Stewart, Allan Macartney Trainee, 2006
Having read the "Opportunities for Bright Scots in Europe" handbook, I jumped at the chance to do a traineeship in the European Parliament for Alyn. Having already lived in Europe a few years ago, this was a great opportunity to learn about the Institutions and how they work. I was particularly impressed with the openness and transparency of the Parliament, enabling it to function in a far more effective manner. The experience I have earned whilst here has proved really useful and I would recommend anyone, regardless of their political persuasion, to get in touch with Alyn.

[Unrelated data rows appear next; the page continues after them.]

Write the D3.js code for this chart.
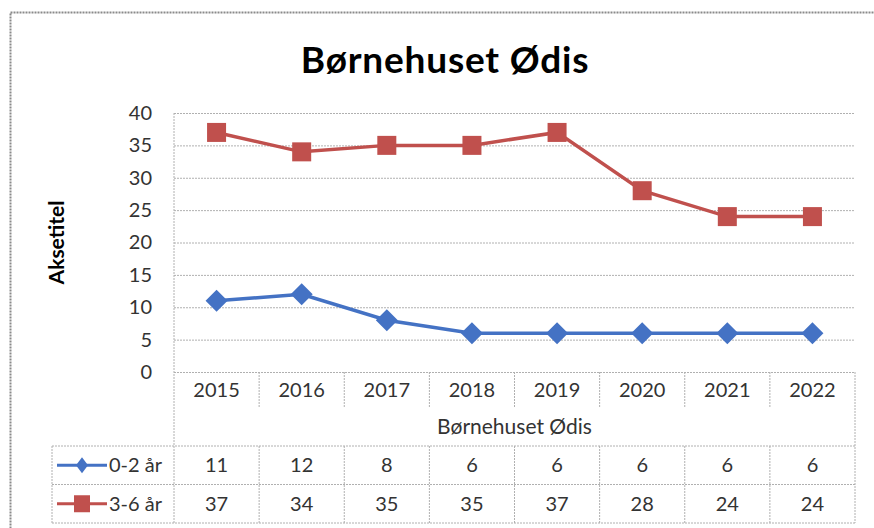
<!DOCTYPE html>
<html>
<head>
<meta charset="utf-8">
<script src="https://cdn.jsdelivr.net/npm/d3@7"></script>
<style>
  body { margin: 0; background: #fff; }
  svg { display: block; font-family: Lato, "Open Sans", sans-serif; }
  .grid line { stroke: #b0b0b0; stroke-dasharray: 2,1; }
  .grid .domain { display: none; }
  .tbl { stroke: #b0b0b0; stroke-dasharray: 2,1; fill: none; }
</style>
</head>
<body>
<div id="chart"></div>
<script>
const years = ["2015", "2016", "2017", "2018", "2019", "2020", "2021", "2022"];
const young = [11, 12, 8, 6, 6, 6, 6, 6];
const older = [37, 34, 35, 35, 37, 28, 24, 24];
const yTicks = [0, 5, 10, 15, 20, 25, 30, 35, 40];

const series = [
  { name: "0-2 år", values: young, color: "#4472C4", shape: "diamond" },
  { name: "3-6 år", values: older, color: "#C0504D", shape: "square" }
];

const width = 874, height = 528;
const plot = { left: 174, right: 855, top: 113, bottom: 372 };

const svg = d3.select("#chart")
  .append("svg")
    .attr("width", width)
    .attr("height", height)
    .attr("viewBox", [0, 0, width, height]);

// chart frame
svg.append("rect")
  .attr("x", 10.5).attr("y", 12.5)
  .attr("width", 900).attr("height", 600)
  .attr("fill", "none")
  .attr("stroke", "#8a8a8a")
  .attr("stroke-width", 2)
  .attr("stroke-dasharray", "2,1");

const xScale = d3.scaleBand()
  .domain(years)
  .range([plot.left, plot.right]);

const yScale = d3.scaleLinear()
  .domain([0, 40])
  .range([plot.bottom, plot.top]);

// title
svg.append("text")
  .attr("x", 445)
  .attr("y", 73)
  .attr("text-anchor", "middle")
  .style("font-size", "37px")
  .style("font-weight", "bold")
  .style("letter-spacing", "0.8px")
  .text("Børnehuset Ødis");

// horizontal gridlines
const gridAxis = d3.axisLeft(yScale)
  .tickValues(yTicks)
  .tickSize(-(plot.right - plot.left))
  .tickFormat("");
svg.append("g")
    .attr("class", "grid")
    .attr("transform", `translate(${plot.left}, 0)`)
    .call(gridAxis);

// y tick labels
const leftAxis = d3.axisLeft(yScale)
  .tickValues(yTicks)
  .tickSize(0)
  .tickPadding(22);
const yAxisG = svg.append("g")
    .attr("transform", `translate(${plot.left}, 0)`)
    .call(leftAxis);
yAxisG.select(".domain").remove();
yAxisG.selectAll("text")
  .attr("fill", "#333")
  .style("font-size", "20px")
  .style("font-family", "Lato, sans-serif");

// y axis title
svg.append("text")
  .attr("transform", `translate(64, ${(plot.top + plot.bottom) / 2}) rotate(-90)`)
  .attr("text-anchor", "middle")
  .style("font-size", "21px")
  .style("font-weight", "bold")
  .text("Aksetitel");

// data table grid
const tableTop = 446, rowH = 38.5, yearRowBottom = 408, legendLeft = 52;
const tbl = svg.append("g").attr("class", "tbl");

// plot area left border, running down through table
tbl.append("line")
  .attr("x1", plot.left).attr("x2", plot.left)
  .attr("y1", plot.top).attr("y2", tableTop + 2 * rowH);
tbl.append("line")
  .attr("x1", plot.right).attr("x2", plot.right)
  .attr("y1", plot.bottom).attr("y2", tableTop + 2 * rowH);

// column separators in year row
tbl.selectAll(".sepYear")
  .data(years.slice(1))
  .join("line")
    .attr("x1", d => xScale(d)).attr("x2", d => xScale(d))
    .attr("y1", plot.bottom).attr("y2", yearRowBottom);

// column separators in value rows
tbl.selectAll(".sepVal")
  .data(years.slice(1))
  .join("line")
    .attr("x1", d => xScale(d)).attr("x2", d => xScale(d))
    .attr("y1", tableTop).attr("y2", tableTop + 2 * rowH);

// horizontal table lines
tbl.selectAll(".rowLine")
  .data([0, 1, 2])
  .join("line")
    .attr("x1", legendLeft).attr("x2", plot.right)
    .attr("y1", d => tableTop + d * rowH).attr("y2", d => tableTop + d * rowH);
tbl.append("line")
  .attr("x1", legendLeft).attr("x2", legendLeft)
  .attr("y1", tableTop).attr("y2", tableTop + 2 * rowH);

// year labels
svg.append("g")
  .selectAll("text")
  .data(years)
  .join("text")
    .attr("x", d => xScale(d) + xScale.bandwidth() / 2)
    .attr("y", (plot.bottom + yearRowBottom) / 2 + 7)
    .attr("text-anchor", "middle")
    .attr("fill", "#333")
    .style("font-size", "20px")
    .text(d => d);

// x axis title
svg.append("text")
  .attr("x", (plot.left + plot.right) / 2)
  .attr("y", 434)
  .attr("text-anchor", "middle")
  .attr("fill", "#333")
  .style("font-size", "21px")
  .text("Børnehuset Ødis");

// markers
const drawMarker = (sel, shape, color, w, h) => {
  if (shape === "diamond") {
    sel.append("path")
      .attr("d", `M0,${-h}L${w},0L0,${h}L${-w},0Z`)
      .attr("fill", color);
  } else {
    sel.append("rect")
      .attr("x", -w).attr("y", -h)
      .attr("width", w * 2).attr("height", h * 2)
      .attr("fill", color);
  }
};

const line = d3.line()
  .x((d, i) => xScale(years[i]) + xScale.bandwidth() / 2)
  .y(d => yScale(d));

series.forEach(s => {
  svg.append("path")
    .attr("d", line(s.values))
    .attr("fill", "none")
    .attr("stroke", s.color)
    .attr("stroke-width", 3.5);

  const size = s.shape === "diamond" ? 11 : 9.5;
  svg.append("g")
    .selectAll("g")
    .data(s.values)
    .join("g")
      .attr("transform", (d, i) => `translate(${xScale(years[i]) + xScale.bandwidth() / 2}, ${yScale(d)})`)
      .each(function() { drawMarker(d3.select(this), s.shape, s.color, size, size); });
});

// table rows: legend keys and values
series.forEach((s, r) => {
  const cy = tableTop + r * rowH + rowH / 2;
  svg.append("line")
    .attr("x1", 57).attr("x2", 107)
    .attr("y1", cy).attr("y2", cy)
    .attr("stroke", s.color)
    .attr("stroke-width", 3);
  const keyG = svg.append("g").attr("transform", `translate(82, ${cy})`);
  if (s.shape === "diamond") drawMarker(keyG, s.shape, s.color, 6, 8);
  else drawMarker(keyG, s.shape, s.color, 8, 8.5);
  svg.append("text")
    .attr("x", 109)
    .attr("y", cy + 7)
    .attr("fill", "#333")
    .style("font-size", "20px")
    .text(s.name);

  svg.append("g")
    .selectAll("text")
    .data(s.values)
    .join("text")
      .attr("x", (d, i) => xScale(years[i]) + xScale.bandwidth() / 2)
      .attr("y", cy + 7)
      .attr("text-anchor", "middle")
      .attr("fill", "#333")
      .style("font-size", "20px")
      .text(d => d);
});
</script>
</body>
</html>
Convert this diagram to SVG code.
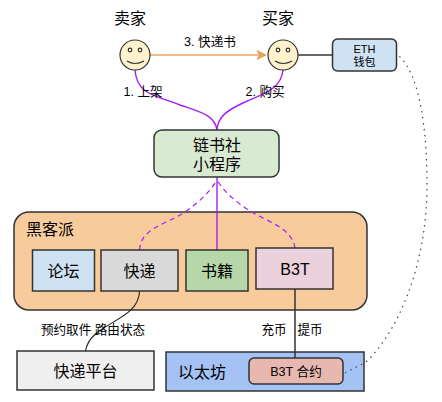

Luke, Allan Macartney Traineeship, 2005
This traineeship is ideal for anyone looking for an insight into European politics from a Scottish perspective. Working at the heart of the EU will challenge you and will likely change the opinions you may have had about it. I thoroughly enjoyed my time in Brussels working and I learned a great deal about the inner workings of the EP. There is no substitution for direct experience in the institutions of the Union, and this is a pre-requisite for many positions in the political and consulting field.
One of the best things about this traineeship is that from the onset you are a real part of the team. Unlike some internships on offer, you do not get stuck filing and photocopying. You are expected to take decisions and act on your own initiative which means that when you leave you actually have something to talk about – it is not cheap CV padding that most interviewers see through. I had a various array of tasks including drafting Parliamentary Questions, preparing topical briefings, and attending Committee meetings. Brussels is a great city to live in and compared to Scotland it is very affordable. You get to meet people from all the Member States and across all of the various international institutions based in Brussels which makes for a lively social scene.
Looking back, it is clear that this internship was the key stepping stone in starting my career. I would highly recommend applying.